Saturday, December 6, 2008

Roving Lemon's Cookbook Challenge!

Our dear friend and cooking compatriot Roving Lemon has issued a Cookbook Challenge in her wonderful blog Roving Lemon's Big Adventure. I can feel it in me waters...this is destined to be a great annual tradition! Are you up for it folks? Christine and I sure are. Check out her blog to read more about it. In a nutshell, this is how it works.

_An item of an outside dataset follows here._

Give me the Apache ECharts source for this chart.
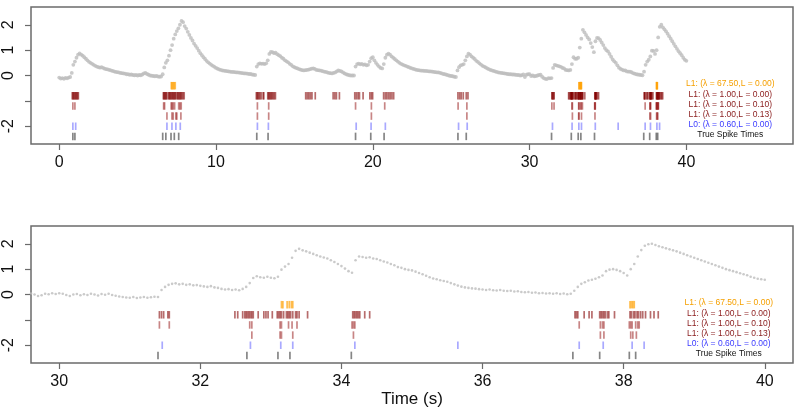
<!DOCTYPE html>
<html><head><meta charset="utf-8">
<script src="https://cdn.jsdelivr.net/npm/echarts@6/dist/echarts.min.js"></script>
<style>html,body{margin:0;padding:0;background:#fff}#c{width:800px;height:420px}</style>
</head><body><div id="c"></div>
<script>
// ---------- DATA ----------
// calcium trace, 0.0 .. 29.5 s every 0.1 s
const coarseStart = 0.0, coarseStep = 0.1;
const traceCoarse = [
-0.08,-0.12,-0.10,-0.13,-0.09,-0.11,-0.08,-0.06,0.10,0.42,
0.55,0.70,0.82,0.87,0.82,0.78,0.72,0.66,0.60,0.54,
0.50,0.46,0.42,0.38,0.35,0.33,0.31,0.33,0.30,0.27,
0.25,0.24,0.22,0.20,0.18,0.16,0.14,0.13,0.12,0.10,
0.09,0.08,0.07,0.05,0.05,0.03,0.04,0.02,0.01,0.02,
0.00,0.02,0.01,0.04,0.08,0.10,0.06,0.03,0.00,-0.01,
-0.02,-0.03,-0.02,-0.04,-0.05,-0.04,0.05,0.32,0.50,0.60,
0.78,1.00,1.20,1.45,1.62,1.75,1.86,2.00,2.15,2.10,
1.95,1.85,1.72,1.60,1.48,1.38,1.26,1.17,1.08,0.98,
0.88,0.80,0.72,0.65,0.58,0.52,0.47,0.42,0.38,0.34,
0.30,0.27,0.24,0.22,0.20,0.19,0.18,0.17,0.16,0.15,
0.14,0.14,0.13,0.12,0.12,0.11,0.10,0.09,0.08,0.08,
0.07,0.06,0.06,0.04,0.03,0.02,0.35,0.45,0.48,0.46,
0.47,0.45,0.48,0.60,0.85,0.93,0.92,0.88,0.90,0.84,
0.80,0.76,0.70,0.66,0.60,0.56,0.52,0.46,0.42,0.36,
0.33,0.30,0.28,0.25,0.23,0.21,0.20,0.21,0.22,0.23,
0.25,0.27,0.28,0.26,0.22,0.21,0.20,0.19,0.17,0.15,
0.14,0.12,0.10,0.09,0.08,0.10,0.12,0.16,0.20,0.18,
0.16,0.12,0.08,0.05,0.03,0.01,0.00,0.00,0.00,0.35,
0.45,0.47,0.44,0.46,0.42,0.44,0.40,0.42,0.55,0.68,
0.72,0.60,0.50,0.42,0.35,0.30,0.28,0.45,0.70,0.82,
0.86,0.82,0.75,0.70,0.65,0.60,0.55,0.50,0.46,0.43,
0.40,0.38,0.35,0.33,0.30,0.28,0.26,0.24,0.22,0.21,
0.20,0.19,0.19,0.18,0.18,0.17,0.16,0.16,0.15,0.14,
0.13,0.12,0.12,0.10,0.08,0.06,0.05,0.03,0.01,-0.01,
-0.02,-0.03,-0.05,-0.06,0.20,0.33,0.40,0.42,0.45,0.60,
0.75,0.86,0.82,0.75,0.70,0.65,0.58,0.54,0.48,0.43,
0.38,0.35,0.32,0.28,0.25,0.22,0.20,0.18,0.16,0.14,
0.12,0.11,0.10,0.09,0.08,0.07,0.06,0.05,0.05,0.04,
0.04,0.03,0.02,0.02,0.00,0.01
];
// calcium trace, 29.6 .. 40.0 s every 0.05 s
const fineStart = 29.6, fineStep = 0.05;
const traceFine = [
0.04,0.00,-0.06,-0.03,0.03,0.01,0.05,0.02,
0.05,0.03,-0.02,-0.06,0.00,0.02,-0.03,0.01,-0.02,0.03,0.00,-0.04,0.02,-0.01,0.03,-0.02,-0.05,-0.08,-0.10,-0.12,
-0.13,-0.10,-0.14,-0.12,-0.10,-0.13,-0.11,-0.09,-0.10,0.18,0.30,0.38,0.42,0.44,0.40,0.42,0.38,0.40,0.36,0.37,
0.34,0.32,0.30,0.33,0.28,0.26,0.22,0.20,0.21,0.18,0.20,0.17,0.22,0.30,0.45,0.65,0.72,0.68,0.66,0.70,
0.66,0.64,0.70,0.98,1.10,1.20,1.45,1.72,1.80,1.74,1.70,1.65,1.60,1.55,1.50,1.46,1.42,1.35,1.28,1.20,
1.12,1.02,0.92,0.86,1.35,1.50,1.48,1.45,1.47,1.42,1.40,1.35,1.30,1.26,1.20,1.15,1.08,1.05,1.00,0.97,
0.95,0.90,0.85,0.80,0.74,0.68,0.63,0.60,0.56,0.53,0.50,0.45,0.40,0.35,0.31,0.28,0.26,0.24,0.23,0.21,
0.20,0.18,0.20,0.17,0.16,0.18,0.15,0.14,0.15,0.12,0.13,0.10,0.09,0.10,0.07,0.08,0.05,0.06,0.04,0.05,
0.03,0.05,0.02,0.04,0.01,0.03,0.15,0.30,0.42,0.48,0.55,0.58,0.62,0.68,0.75,0.92,0.98,1.00,0.97,0.92,
0.85,0.75,1.00,1.20,1.50,1.75,1.92,1.98,2.00,1.95,1.90,1.86,1.82,1.78,1.74,1.70,1.65,1.60,1.55,1.50,
1.45,1.40,1.35,1.30,1.25,1.20,1.15,1.10,1.05,1.00,0.96,0.92,0.88,0.84,0.80,0.76,0.70,0.66,0.62,0.60,
0.58
];
// spike times (s)
const spikesL1Big = [7.15,7.20,7.27,7.33,7.40,33.15,33.17,33.23,33.26,33.29,33.31,38.09,38.11,38.13,38.15];
const spikesL1L000 = [
0.83,0.88,0.92,0.97,1.02,1.07,1.12,1.17,1.22,
6.64,6.68,6.72,6.77,6.81,6.86,6.96,7.01,7.06,7.10,7.15,7.20,7.25,7.30,7.34,7.39,7.44,7.52,7.57,7.62,7.67,7.72,7.77,7.83,7.90,7.97,
12.57,12.62,12.67,12.73,12.80,12.88,13.00,13.05,13.30,13.35,13.40,13.46,13.52,13.58,13.65,13.72,13.79,
15.72,15.82,15.92,16.02,16.12,16.33,17.47,17.58,17.68,17.87,
18.85,18.95,19.06,19.15,19.38,19.81,19.91,19.99,
20.69,20.80,20.90,21.01,21.11,21.22,21.33,
25.43,25.54,25.64,25.77,25.96,26.07,
31.42,31.45,31.48,31.54,31.56,
32.49,32.53,32.60,32.63,32.65,32.67,32.69,32.71,32.73,32.75,32.82,32.90,32.93,32.96,33.02,
33.09,33.11,33.13,33.15,33.18,33.22,33.24,33.26,33.28,33.31,33.35,33.37,33.40,33.52,
34.16,34.18,34.20,34.22,34.24,34.26,34.33,34.40,
37.31,37.33,37.35,37.44,37.51,37.55,37.66,37.68,37.70,37.72,37.74,37.77,37.79,37.87,
38.09,38.11,38.14,38.16,38.19,38.21,38.24,38.27,38.31,38.38,38.43,38.49
];
const spikesL1L010 = [
0.87,1.00,6.66,6.72,7.14,7.20,7.27,7.36,7.62,7.70,7.78,
12.64,13.36,18.90,19.91,20.76,25.44,26.00,
31.42,31.56,32.70,32.73,33.13,33.15,33.25,33.30,33.37,34.15,34.17,34.19,
37.37,37.67,37.70,37.72,38.08,38.10,38.12,38.17,38.20,38.22
];
const spikesL1L013 = [
6.87,7.19,7.27,7.44,7.50,7.76,12.64,13.36,19.91,26.00,
32.73,33.13,33.15,33.31,34.17,37.67,37.72,38.10,38.13,38.18
];
const spikesL0 = [
0.87,1.05,6.87,7.19,7.44,7.72,12.64,13.34,18.94,19.89,20.80,25.47,26.02,
31.46,32.71,33.14,33.31,34.19,35.65,37.37,37.71,38.12,38.29
];
const spikesTrue = [
0.87,1.00,6.60,6.80,7.13,7.34,7.62,12.60,13.32,18.90,19.87,20.72,25.43,25.96,
31.40,32.66,33.10,33.27,34.14,37.28,37.66,38.08,38.17
];
const rowLevels = [-0.4,-0.8,-1.2,-1.6,-2.0,-2.4];
const rowLabels = ['L1: (λ = 67.50,L = 0.00)','L1: (λ = 1.00,L = 0.00)','L1: (λ = 1.00,L = 0.10)','L1: (λ = 1.00,L = 0.13)','L0: (λ = 0.60,L = 0.00)','True Spike Times'];
const topXTicks = [0,10,20,30,40];
const bottomXTicks = [30,32,34,36,38,40];
const yTicks = [-2,-1,0,1,2];
const yLabelTicks = [-2,0,1,2];
const xTitle = 'Time (s)';
const legendXTop = 42.8, legendXBottom = 39.49;

// ---------- STYLE ----------
const markColors = ['rgba(255,160,0,0.85)','rgba(130,0,0,0.72)','rgba(139,0,0,0.6)','rgba(139,0,0,0.6)','rgba(40,40,255,0.5)','rgba(0,0,0,0.6)'];
const textColors = ['#F5A000','#8B1A1A','#8B2020','#8B2020','#3A3AFF','#111111'];
const FONT = '"Liberation Sans", Arial, Helvetica, sans-serif';
const boxColor = '#6b6b6b';

const allRows = [spikesL1Big,spikesL1L000,spikesL1L010,spikesL1L013,spikesL0,spikesTrue];

const topTrace = [];
traceCoarse.forEach((v,i)=>{ const t = +(coarseStart+i*coarseStep).toFixed(2); if (t < fineStart) topTrace.push([t,v]); });
traceFine.forEach((v,i)=>{ if (i%2===0) topTrace.push([+(fineStart+i*fineStep).toFixed(2), v]); });
const bottomTrace = traceFine.map((v,i)=>[+(fineStart+i*fineStep).toFixed(2), v]);

function xAxisDef(grid,min,max,ticks,extra){
  return Object.assign({
    type:'value', gridIndex:grid, min:min, max:max,
    axisLine:{show:false, onZero:false}, splitLine:{show:false},
    axisTick:{show:true, customValues:ticks, length:6, inside:false, lineStyle:{color:boxColor,width:1.2}},
    axisLabel:{show:true, customValues:ticks, fontSize:16, color:'#111', fontFamily:FONT, margin:11, formatter:v=>String(v)}
  }, extra||{});
}
function yAxisDef(grid){
  return {
    type:'value', gridIndex:grid, min:-2.7, max:2.7,
    axisLine:{show:false, onZero:false}, splitLine:{show:false},
    axisTick:{show:true, customValues:yTicks, length:6, lineStyle:{color:boxColor,width:1.2}},
    axisLabel:{show:true, customValues:yLabelTicks, rotate:90, fontSize:16, color:'#111', fontFamily:FONT, margin:14, formatter:v=>String(v)}
  };
}

const series = [];
[[0,topTrace,3.8],[1,bottomTrace,2.6]].forEach(([g,data,sz])=>{
  series.push({type:'scatter', xAxisIndex:g, yAxisIndex:g, data:data, symbol:'circle', symbolSize:sz,
    itemStyle:{color:'#BDBDBD'}, silent:true, animation:false, clip:true});
  allRows.forEach((arr,r)=>{
    series.push({type:'scatter', xAxisIndex:g, yAxisIndex:g, data:arr.map(t=>[t,rowLevels[r]]),
      symbol:'rect', symbolSize:[1.7,7.5], itemStyle:{color:markColors[r]}, silent:true, animation:false, clip:true});
  });
});

const chart = echarts.init(document.getElementById('c'), null, {renderer:'canvas'});
chart.setOption({
  animation:false,
  backgroundColor:'#fff',
  grid:[
    {left:31, top:7, width:762, height:137, show:true, borderColor:boxColor, borderWidth:1.5, backgroundColor:'transparent'},
    {left:31, top:226, width:762, height:137, show:true, borderColor:boxColor, borderWidth:1.5, backgroundColor:'transparent'}
  ],
  xAxis:[
    xAxisDef(0,-1.8,46.8,topXTicks),
    xAxisDef(1,29.6,40.4,bottomXTicks,{name:xTitle, nameLocation:'middle', nameGap:28, nameTextStyle:{fontSize:17, color:'#111', fontFamily:FONT}})
  ],
  yAxis:[yAxisDef(0), yAxisDef(1)],
  series:series
});

const graphics = [];
[[0,legendXTop],[1,legendXBottom]].forEach(([g,lx])=>{
  rowLevels.forEach((lv,r)=>{
    const p = chart.convertToPixel({gridIndex:g},[lx,lv]);
    graphics.push({type:'text', x:p[0], y:p[1]-1.5, silent:true,
      style:{text:rowLabels[r], fill:textColors[r], font:'8.5px '+FONT, textAlign:'center', textVerticalAlign:'middle'}});
  });
});
chart.setOption({graphic:graphics});
</script></body></html>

  • Count up all of your cookbooks, recipe clippings and collections and assign them a number. If you have a stack of clippings and print outs you probably want to count them as one.
  • Randomly pick a number, ask someone to pick a number, or cut up some paper, number it and draw it from a basket.
  • Match the number you drew to your cookbook and you're ready to take the cookbook challenge. Here's mine (All New Complete Cooking Light Cookbook - mmmmm, is someone trying to tell me something?)
  • Roving Lemon says commit to cooking at least one new recipe from that resource in the next month. Five, if you want to really challenge yourself. Christine and I have decided to do three. Our final recipe will be shared with a group of friends when we are together in December to celebrate the holidays.
  • Christine cheated. She has 70 cookbooks to choose from, so had Blue pick three numbers and selected one of the three cookbooks. The book she will be cooking from is The New England Table, by Lora Brady. She will commit to making three recipes this month. The book is sectioned by New England state. Perhaps she should draw a number and pick a state :)!
  • Lastly, and most importantly, tell about what you discovered—send us an email, post about it yourself, or comment here. Did you discover a new favorite? Or is this cookbook just a pretty face with nothing in it you can see yourself cooking?
  • We plan on sharing our recipes here and also commenting on Roving Lemon's Blog too. Happy cooking!